Butterfly only knows.

札幌のデザインマネジメント会社社長のブログです。

川端康成『古都』より

そのデザインおいくらですか?

 ものの色形を決めるという狭義のデザイン業務の対価、これをどのような根拠に基づいて設定するかで随分と悩んだ時期があった。こっちも生活があるのでこれぐらいは欲しいとか、相場的にこれぐらいしか請求できないなとか、そもそもこの額で〜と決められているとか。

 時々デザイン系のセミナーに関わることがあり(8:2の割合でしゃべる方:聞く方)、質疑応答タイムというのがお約束であるのだけど、若いデザイナーが(時としてそれほど若くないデザイナーも)デザインフィーの設定について、まるで仕込みのように必ず質問してくる。みなさん同じ通過点を共有してるのですね。

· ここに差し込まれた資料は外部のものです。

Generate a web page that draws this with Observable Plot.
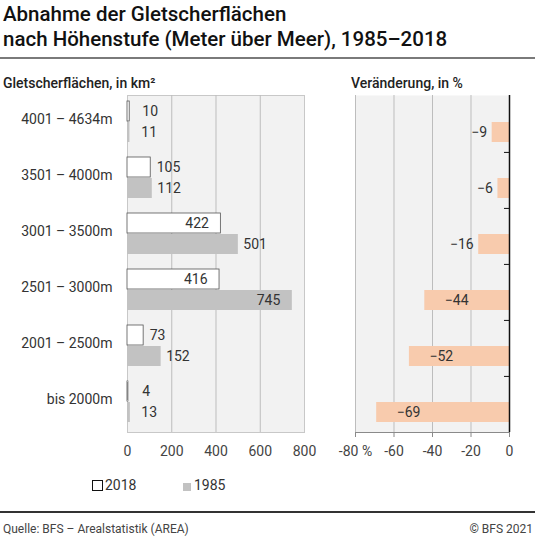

 基本的に弊社はクライアント直の案件しかやらないので、フィーの交渉にはかなり有利であるには違いない。がしかし、それは裏を返すと金額関係の調整をしっかり自分たちで行わなければならない、というか、うっかりしてると百戦錬磨の中小企業社長にやられてしまうという意味でもある。値切るという行為を通り越して、なんとかそれタダになりませんかね、などとつらっと宣う方も過去いらっしゃった。

 そういう時いかに顔色ひとつ変えず、眉も微動だにせず、欲しいと思う対価をきちっと主張できるかどうかは、場数もあるが、やはり体系立てられた業務行程の組み立てルールが社内的に出来てるか、それぞれの行程や担当者における単価設定がなされているかによると思われる。つまり根拠ある金額であるかどうかということ。

 いろいろ思い悩み、結局たどり着いたのは非常にオーソドックスな身も蓋もない考え方で、

  • スキルレベルに応じた単価×時間(いわゆる人工計算)
  • 初期費用+発注者が得る利益×係数×個数 (いわゆるロイヤリティ)

に集約することに決めてしまった。もちろん人工ベースで見積もることの弊害も把握した上で。

 優先順位としてはロイヤリティベース→人工ベースの順で、ロイヤリティで計算できない案件(クライアントに利益が発生しないとか)、あるいはロイヤリティベースでは利益がでにくい(見込みロイヤリティベースの額<人工ベースの額)案件の場合のみ人工ベースで見積もることにしている。

 つまり、これはいけそうと思われる案件についてはデザイナー側もリスクをとってロイヤリティベースにし、かわりに積極的に(時としてその製品やサービスの根幹に踏み込むことも厭わず)関与するスタイルをとり、そうではない案件ではリスクをとらず短期で回収してしまうわけだ。

 非常にシンプルでわかりやすい。少なくともこれまでクライアントに高いと言われたことはあっても、なぜ高いのかとは聞かれたことはない。そうだよねーこれぐらいかかるよねーが定番の台詞。こちらのリスクテイクを説明し、それに相当する対価を明確に示せれば大抵は納得していただいている。

 ランチに入った店にメニューがなく、じゃぁカレー(好物)はいくら?と聞いてるのに、んーいくらぐらいですかねーいくらなら出せます?よそはいくらでやってました?なんて店員に言われたら即座に席を立ちませんか、普通。
デザインフィーは明確に、きっぱり提示。これが大切。

※ロイヤリティベースで行く場合、回収できるかどうかの見極めと、回収できるタイミングには細心の注意を払うこと。契約書を取り交わすのは当然必須。経営的にキャッシュフローの把握・管理もしっかりと。